Uit het proces-verbaal van de zitting bij de rechtbank en de aangevallen uitspraak blijkt niet dat de gemachtigde van appellant bij de rechtbank op enige wijze aan de orde heeft gesteld dat hij zijn standpunt onvoldoende naar voren heeft kunnen brengen. Vergelijking van de inhoud van de overgelegde pleitaantekeningen met wat volgens het proces-verbaal van de zitting bij de rechtbank is besproken, leidt voorts tot de conclusie dat alle punten die de gemachtigde van appellant aan de orde wilde stellen met zijn pleitnota, feitelijk ook tijdens de zitting aan de orde zijn gekomen. Er zijn dan ook geen aanknopingspunten om te kunnen concluderen dat appellant en zijn gemachtigde op de zitting bij de rechtbank niet de gelegenheid hebben gekregen hun standpunt volledig naar voren te brengen.
5. De overwegingen in 4.2 tot en met 4.6 leiden tot de conclusie dat het hoger beroep niet slaagt en de aangevallen uitspraak moet worden bevestigd.

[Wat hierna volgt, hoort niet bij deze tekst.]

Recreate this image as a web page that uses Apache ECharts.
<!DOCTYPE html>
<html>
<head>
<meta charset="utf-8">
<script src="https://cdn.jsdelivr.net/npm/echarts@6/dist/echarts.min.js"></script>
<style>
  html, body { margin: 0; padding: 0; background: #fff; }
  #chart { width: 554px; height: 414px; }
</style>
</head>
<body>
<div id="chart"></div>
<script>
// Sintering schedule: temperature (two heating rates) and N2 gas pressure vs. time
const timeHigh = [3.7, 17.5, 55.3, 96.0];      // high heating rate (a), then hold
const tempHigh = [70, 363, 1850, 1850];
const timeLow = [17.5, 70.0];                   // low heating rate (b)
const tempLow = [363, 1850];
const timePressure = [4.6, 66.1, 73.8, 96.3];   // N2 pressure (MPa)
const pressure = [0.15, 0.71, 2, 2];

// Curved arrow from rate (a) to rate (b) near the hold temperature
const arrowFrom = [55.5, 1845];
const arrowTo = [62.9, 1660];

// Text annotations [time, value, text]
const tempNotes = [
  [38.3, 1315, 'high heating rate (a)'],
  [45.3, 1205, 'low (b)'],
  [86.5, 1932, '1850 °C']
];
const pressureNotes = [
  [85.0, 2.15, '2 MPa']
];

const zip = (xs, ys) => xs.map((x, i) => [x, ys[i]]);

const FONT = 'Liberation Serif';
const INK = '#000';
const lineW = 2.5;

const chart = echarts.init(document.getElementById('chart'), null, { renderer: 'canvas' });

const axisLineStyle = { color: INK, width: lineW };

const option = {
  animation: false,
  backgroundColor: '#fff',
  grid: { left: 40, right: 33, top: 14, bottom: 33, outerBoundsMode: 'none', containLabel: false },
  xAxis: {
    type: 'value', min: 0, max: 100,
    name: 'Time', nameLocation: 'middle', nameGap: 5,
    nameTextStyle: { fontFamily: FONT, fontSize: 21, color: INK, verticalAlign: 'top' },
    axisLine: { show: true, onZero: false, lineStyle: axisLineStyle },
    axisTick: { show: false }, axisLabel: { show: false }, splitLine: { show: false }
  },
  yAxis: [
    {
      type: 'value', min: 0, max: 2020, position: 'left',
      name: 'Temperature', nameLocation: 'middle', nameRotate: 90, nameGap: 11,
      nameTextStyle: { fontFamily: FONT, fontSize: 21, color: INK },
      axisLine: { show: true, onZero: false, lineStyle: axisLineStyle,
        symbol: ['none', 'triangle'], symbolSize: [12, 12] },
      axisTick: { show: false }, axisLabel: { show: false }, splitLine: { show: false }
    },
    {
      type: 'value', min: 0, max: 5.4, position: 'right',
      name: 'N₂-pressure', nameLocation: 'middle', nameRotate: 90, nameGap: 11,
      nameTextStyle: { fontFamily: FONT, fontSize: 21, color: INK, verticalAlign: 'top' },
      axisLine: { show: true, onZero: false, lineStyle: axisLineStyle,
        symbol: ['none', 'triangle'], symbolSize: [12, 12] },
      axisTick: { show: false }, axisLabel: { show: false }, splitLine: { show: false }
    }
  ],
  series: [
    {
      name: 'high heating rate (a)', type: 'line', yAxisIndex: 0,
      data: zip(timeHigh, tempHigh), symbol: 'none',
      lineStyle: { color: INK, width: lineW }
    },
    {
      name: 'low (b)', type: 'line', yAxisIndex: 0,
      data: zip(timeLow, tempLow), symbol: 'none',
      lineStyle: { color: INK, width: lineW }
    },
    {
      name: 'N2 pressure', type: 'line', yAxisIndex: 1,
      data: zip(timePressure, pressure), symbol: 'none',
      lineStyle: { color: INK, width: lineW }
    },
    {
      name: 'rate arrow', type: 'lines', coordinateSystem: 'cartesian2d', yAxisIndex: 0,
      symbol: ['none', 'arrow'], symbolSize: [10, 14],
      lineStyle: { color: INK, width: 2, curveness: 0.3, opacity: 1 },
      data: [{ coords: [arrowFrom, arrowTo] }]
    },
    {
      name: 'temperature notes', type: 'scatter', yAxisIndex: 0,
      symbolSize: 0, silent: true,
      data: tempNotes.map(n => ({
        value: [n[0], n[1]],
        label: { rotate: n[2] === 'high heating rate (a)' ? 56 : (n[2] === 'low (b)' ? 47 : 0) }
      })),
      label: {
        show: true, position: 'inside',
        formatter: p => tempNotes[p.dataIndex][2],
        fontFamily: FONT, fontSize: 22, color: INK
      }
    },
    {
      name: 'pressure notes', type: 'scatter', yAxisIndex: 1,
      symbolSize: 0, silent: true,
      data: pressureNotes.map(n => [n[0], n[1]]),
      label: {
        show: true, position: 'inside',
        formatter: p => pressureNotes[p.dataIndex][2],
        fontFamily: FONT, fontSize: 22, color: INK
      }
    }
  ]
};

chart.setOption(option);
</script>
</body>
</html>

Bij deze uitkomst is voor toewijzing van de gevraagde schadevergoeding geen ruimte.
6. Voor een veroordeling in de proceskosten bestaat geen aanleiding.

BESLISSING

De Centrale Raad van Beroep
- bevestigt de aangevallen uitspraak;
- wijst het verzoek om veroordeling tot vergoeding van schade af.
Deze uitspraak is gedaan door J.S. van der Kolk als voorzitter en F.M.S. Requisizione en
A.T. de Kwaasteniet als leden, in tegenwoordigheid van G.J. van Gendt als griffier. De beslissing is uitgesproken in het openbaar op 1 november 2017.